REFINING THE METAL AND PRODUCING THE BLANKS
Once bullion had been obtained, the next step was to smelt and refine the metal to the desired purity or fineness, and then to make blanks of appropriate weight. The Greeks had been working metal long before the first coins were struck, and at least by the end of the sixth century they were able to extract metals from ores by smelting, to determine the purity of the refined product, and to make alloys or separate alloys into their constituent parts. Extensive remains of ore washeries and furnaces have been found in the Lavrion mining area, and ancient literary sources describe the processes. We know from the precious coins themselves that both Greeks and Romans were able to obtain a high degree of fineness of metal and to adjust the fineness to the desired level. When debasement began to occur, in some regions in the first century B.C., it was well controlled. Ancient craftsmen were also skilled in producing the various alloys used in the token coinages and knew the advantages of adding components such as lead.

To produce blanks of appropriate weight, molten metal was poured into open or two-part closed clay moulds. Experimentation has shown that, with practice, pouring into open moulds or even simply onto a flat surface can be controlled accurately enough to produce blanks within acceptable weight tolerances. Some scholars, however, disagree that such methods would have been used to produce flans for gold or silver coins, and it has been suggested that metal beads or granules of the correct weight were placed in a mould, which was then put into a furnace to melt the granules.

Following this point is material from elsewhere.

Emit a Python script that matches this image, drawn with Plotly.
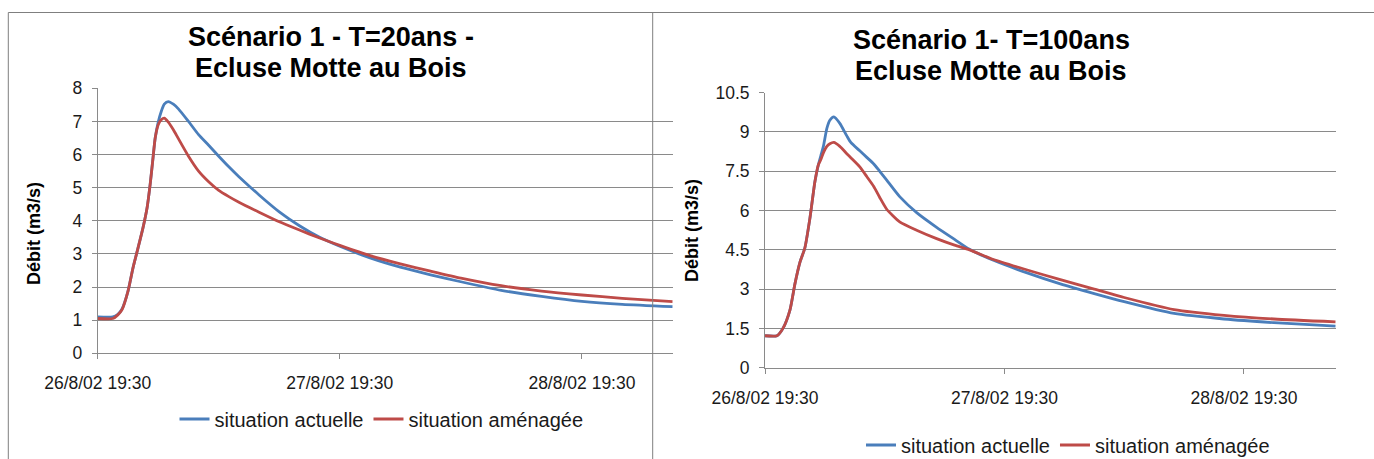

Flans of early coins tended to be spherical or lentoid in shape, and the coins made from them were often quite irregular, preserving the shape of the lentoid flan, flattened by the striking (see nos. 24 and 35). In all periods the weight of the coin mattered more than its shape or size (see nos. 2, 6, 23, 31, 33, and 39). In fifth-century B.C. Sicily, evidence for the use of two-part spherical moulds is preserved on the coins themselves. The flan made from this type of mould would have looked a bit like an unshelled walnut, with a ridge running around its middle produced by metal flowing into the joint where the two halves of the mould joined. When a coin was struck from such a flan, remains of the ridge appear as two small projections on opposite sides of the edge of the coin (see nos. 13 and 15). In Hellenistic times flatter, disk-shaped flans were cast, and this continued to be the normal shape, at least for gold and silver coins. The result was thinner coins of a slightly larger diameter (compare nos. 26 and 47).

It is most probable that silver and gold blanks were normally cast in individual moulds. Yet often the blanks for bronze coins, and sometimes those for silver, were cast en chapelet, that is, using open or closed moulds in which a number of mould hollows were connected by channels. Clear evidence for this method exists; the runners that connected the flans were not always completely removed.

Another method used to produce bronze blanks was to pour out a specific weight of bronze in a solid rod or sheet and then to divide it up into a certain number of blanks, either by sawing or chiselling a segment off the rod, or by cutting a section from the sheet. Unstruck blanks cut from a rod were found in the Athenian Agora, from a building probably used as the mint for early Roman bronze coins. And some later Roman sestertii and some Byzantine coins are slightly square in shape, as if they were squares cut from a sheet and then hammered into a more circular shape.

One further step often required before the flan could be struck would be to remove any impurities that may have risen to the top of the flan owing to oxidation during open casting. The flan could have been washed in some form of organic acid or pickle; in some cases the impurities seem to have been scraped off.